Data producers are able to facilitate the conversation with data that data consumers, for example by providing sample SQL queries.
Data Platform Usability
Now that we have dumped all these demands onto the data producers to provide better, more usable, higher quality, faster, richer data, we perhaps ought to think about their own cognitive load and use of the data platform that allows them to create and share data products.
DNB has a self-serve data platform that serves hundreds of data scientists across the bank and we're working on designing a platform that promotes reliable and effortless self-serve use for both the data producers and data consumers. This means that not only does the platform need to be designed for discoverability, understandability and the rest of Zhamack Dehghani's data product usability characteristics, but it needs to be designed in a way that makes it easy for those making the data products. Easy to discover, easy to become discoverable. Easy to understand, easy to make explainable.

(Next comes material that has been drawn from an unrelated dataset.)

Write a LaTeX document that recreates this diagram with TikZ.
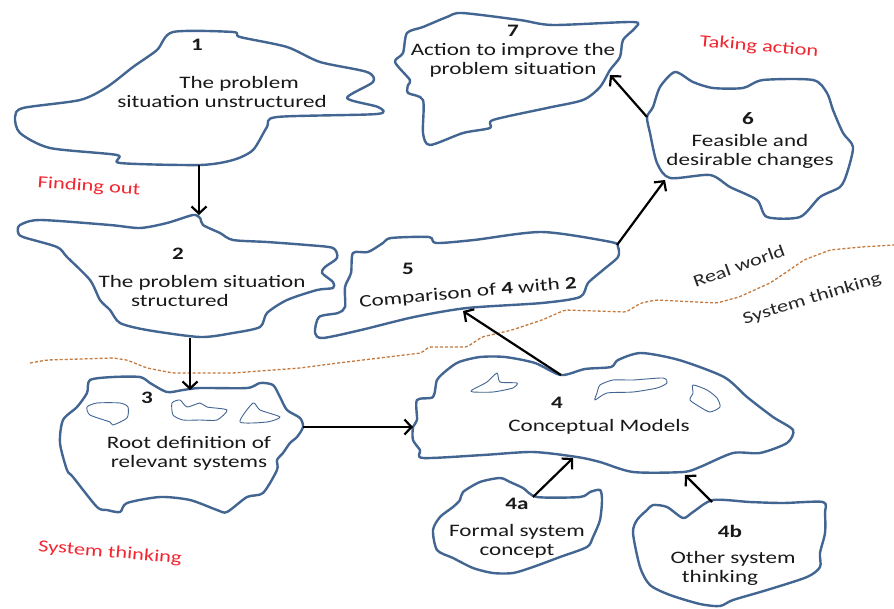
\documentclass[tikz,border=0pt]{standalone}
\usepackage{fontspec}
\setmainfont{Carlito}[FakeStretch=1.32]
\usetikzlibrary{arrows.meta}
\definecolor{cloudblue}{RGB}{66,101,146}
\definecolor{labelred}{RGB}{242,38,48}
\definecolor{borderbrown}{RGB}{196,122,62}
\tikzset{
  cloud/.style={draw=cloudblue, line width=2.4pt, line join=round, fill=white},
  blob/.style={draw=cloudblue, line width=0.9pt, line join=round},
  flow/.style={draw=black, line width=2.2pt,
    -{Straight Barb[length=7pt,width=15pt,line width=2.2pt]}},
  txt/.style={font=\fontsize{17.5}{19}\selectfont, align=center, inner sep=0pt, text=black!90},
  num/.style={font=\fontsize{17.5}{19}\selectfont\bfseries, inner sep=0pt, text=black!90},
  phase/.style={font=\fontsize{17}{19}\selectfont, text=labelred, inner sep=0pt},
  world/.style={font=\fontsize{17}{19}\selectfont, inner sep=0pt, text=black!85},
  divider/.style={draw=borderbrown, line width=1.3pt, dash pattern=on 3pt off 2pt, rounded corners=2pt}
}
\begin{document}
\begin{tikzpicture}[x=1pt,y=-1pt]
\useasboundingbox (0,0) rectangle (894,608);

% boundary between the real world and system thinking
\draw[divider] (30,363) -- (47,360) -- (113,358) -- (127,360) -- (147,368) -- (173,373)
  -- (233,373) -- (300,368) -- (338,363) -- (421,353) -- (429,347) -- (467,347)
  -- (482,337) -- (512,330) -- (542,320) -- (565,310) -- (626,312) -- (641,303)
  -- (656,300) -- (717,303) -- (739,297) -- (770,283) -- (785,273) -- (804,260)
  -- (830,250) -- (861,247) -- (894,245);

% 1: unstructured problem situation
\draw[cloud] plot[smooth cycle, tension=0.45] coordinates {
  (173,32) (233,32) (240,37) (287,47) (320,62) (367,72) (373,82) (347,98) (378,107)
  (377,114) (277,117) (267,127) (253,150) (233,160) (200,165) (120,163) (117,155)
  (50,148) (20,133) (15,117) (23,108) (80,100) (107,87) (133,67) (157,50)};

% 7: action
\draw[cloud] plot[smooth cycle, tension=0.45] coordinates {
  (462,13) (520,20) (553,25) (633,22) (635,28) (623,40) (620,57) (610,70) (600,87)
  (583,100) (547,108) (493,120) (490,128) (463,133) (430,145) (423,133) (423,100)
  (408,93) (408,85) (410,80) (395,62) (403,53) (407,33) (423,27) (447,17)};

% 6: feasible and desirable changes
\draw[cloud] plot[smooth cycle, tension=0.45] coordinates {
  (675,72) (693,82) (713,88) (743,88) (763,80) (813,80) (827,93) (833,110) (843,133)
  (853,147) (847,173) (840,187) (820,197) (800,217) (767,217) (757,200) (730,187)
  (710,175) (670,178) (657,163) (650,133) (647,117) (653,107) (660,87)};

% 2: structured problem situation
\draw[cloud] plot[smooth cycle, tension=0.45] coordinates {
  (20,225) (40,220) (110,225) (140,228) (167,223) (193,215) (200,218) (203,225)
  (220,233) (233,240) (267,242) (307,245) (333,248) (337,258) (325,267) (322,273)
  (333,282) (333,288) (317,290) (287,300) (267,313) (260,327) (233,333) (200,337)
  (147,330) (120,323) (110,310) (100,300) (90,280) (67,257) (57,247) (23,237) (18,232)};

% 5: comparison
\draw[cloud] plot[smooth cycle, tension=0.45] coordinates {
  (391,238) (429,237) (436,243) (474,240) (542,232) (611,242) (618,247) (618,257)
  (603,270) (588,283) (580,297) (542,303) (467,308) (414,317) (361,330) (323,338)
  (315,333) (319,317) (338,313) (345,307) (345,287) (351,273) (353,253) (368,252) (383,243)};

% 3: root definitions
\draw[cloud] plot[smooth cycle, tension=0.45] coordinates {
  (90,380) (113,377) (140,377) (150,383) (167,392) (183,390) (200,388) (247,388)
  (260,383) (273,385) (280,397) (287,410) (300,418) (303,427) (297,437) (290,443)
  (283,453) (277,460) (277,470) (263,493) (247,497) (227,512) (217,510) (190,500)
  (160,497) (127,503) (120,512) (107,510) (97,507) (73,477) (67,470) (60,443)
  (63,420) (77,407) (87,393)};
\draw[blob] plot[smooth cycle, tension=0.4] coordinates {
  (87,407) (97,403) (120,403) (128,407) (127,418) (113,425) (110,422) (90,415)};
\draw[blob] plot[smooth cycle, tension=0.4] coordinates {
  (172,403) (180,400) (187,407) (200,403) (207,407) (227,410) (217,420) (200,420)
  (183,420) (173,415)};
\draw[blob] plot[smooth cycle, tension=0.4] coordinates {
  (240,422) (253,403) (260,410) (280,417) (267,422)};

% 4: conceptual models
\draw[cloud] plot[smooth cycle, tension=0.45] coordinates {
  (413,427) (417,420) (417,400) (433,397) (437,380) (447,370) (459,362) (480,357)
  (505,357) (535,363) (561,375) (585,369) (611,367) (618,360) (641,353) (679,360)
  (724,377) (747,397) (773,417) (793,430) (787,443) (760,453) (733,453) (700,467)
  (683,472) (633,472) (600,462) (577,457) (533,452) (483,455) (423,458) (420,450) (413,440)};
\draw[blob] plot[smooth cycle, tension=0.4] coordinates {
  (472,390) (487,382) (497,373) (500,382) (517,383) (513,388) (493,392) (473,392)};
\draw[blob] plot[smooth cycle, tension=0.4] coordinates {
  (600,385) (613,380) (633,380) (663,378) (667,383) (657,388) (633,392) (607,393)
  (595,400) (597,393)};
\draw[blob] plot[smooth cycle, tension=0.4] coordinates {
  (693,385) (707,390) (717,398) (720,407) (710,412) (700,407) (690,400) (693,393)};

% 4a: formal system concept
\draw[cloud] plot[smooth cycle, tension=0.45] coordinates {
  (463,492) (480,482) (500,478) (510,482) (523,488) (537,497) (580,497) (590,492)
  (600,490) (602,500) (600,520) (593,537) (587,547) (560,557) (533,567) (513,573)
  (493,573) (473,568) (453,558) (437,550) (433,530) (440,517) (453,507) (460,500)};

% 4b: other system thinking
\draw[cloud] plot[smooth cycle, tension=0.45] coordinates {
  (653,505) (667,507) (683,518) (693,512) (713,500) (750,502) (783,503) (823,502)
  (825,513) (825,533) (820,553) (820,567) (807,577) (767,590) (733,600) (720,606)
  (700,604) (670,595) (650,585) (640,567) (633,533) (637,520) (647,510)};

% texts
\node[num] (n1) at (197,45) {1};
\node[txt] (t1) at (222,92) {\hspace*{34pt}The problem\\situation unstructured};
\node[num] (n7) at (513,31) {7};
\node[txt] (t7) at (513,60) {Action to improve the\\problem situation};
\node[num] (n6) at (748,119) {6};
\node[txt] (t6) at (750,151) {Feasible and\\desirable changes};
\node[num] (n2) at (178,254) {2};
\node[txt] (t2) at (202,291) {The problem situation\\\hspace*{-44pt}structured};
\node[num] (n5) at (408,269) {5};
\node[txt, rotate=5] (t5) at (468,293) {Comparison of \textbf{4} with \textbf{2}};
\node[num] (n3) at (147,398) {3};
\node[txt] (t3) at (189,453) {Root definition of\\relevant systems};
\node[num] (n4) at (557,403) {4};
\node[txt] (t4) at (599,427) {Conceptual Models};
\node[num] (n4a) at (517,504) {4a};
\node[txt] (t4a) at (517,541) {Formal system\\concept};
\node[num] (n4b) at (730,531) {4b};
\node[txt] (t4b) at (733,568) {Other system\\\hspace*{-26pt}thinking};

\node[phase, rotate=-4] (pf) at (89,187) {Finding out};
\node[phase, rotate=-5] (pt) at (759,47) {Taking action};
\node[phase, rotate=-5] (ps) at (110,553) {System thinking};
\node[world, rotate=20] (rw) at (739,266) {Real world};
\node[world, rotate=17] (st) at (812,299) {System thinking};

% attachment points on the cloud outlines
\coordinate (c1s) at (199,165);
\coordinate (c2n) at (199,215);
\coordinate (c2s) at (190,338);
\coordinate (c3n) at (190,390);
\coordinate (c3e) at (303,427);
\coordinate (c4w) at (413,427);
\coordinate (c4n) at (561,375);
\coordinate (c5s) at (463,311);
\coordinate (c5e) at (617,245);
\coordinate (c6sw) at (665,180);
\coordinate (c6w) at (647,117);
\coordinate (c7e) at (610,75);
\coordinate (c4aN) at (533,497);
\coordinate (c4s) at (573,458);
\coordinate (c4bN) at (712,502);
\coordinate (c4se) at (685,475);

% flows
\draw[flow] (c1s) -- (c2n);
\draw[flow] (c2s) -- (c3n);
\draw[flow] (c3e) -- (c4w);
\draw[flow] (c4n) -- (c5s);
\draw[flow] (c5e) -- (c6sw);
\draw[flow] (c6w) -- (c7e);
\draw[flow] (c4aN) -- (c4s);
\draw[flow] (c4bN) -- (c4se);
\end{tikzpicture}
\end{document}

Working to make our platform product more usable for both the data producers and data consumers
Producers of data are often the software teams of source applications, or perhaps the human team has come and gone and the source application lives on, spewing data downstream to frustrated data consumers. A platform that provides usable data products to data consumers will only be populated with data products if it usable to create and deploy the data products to that platform. Being considerate of the specific team, their skillsets, their limitations and contexts will ensure the likelihood of platform use.
Going forward, you'll find us in the data platform team working to make our platform product more usable for both the data producers and data consumers, and also enabling our data producers to create usable data products for their data consumers. Like this, we'll truly create an empathetic data architecture for our amazing data scientists, data engineers and data analysts.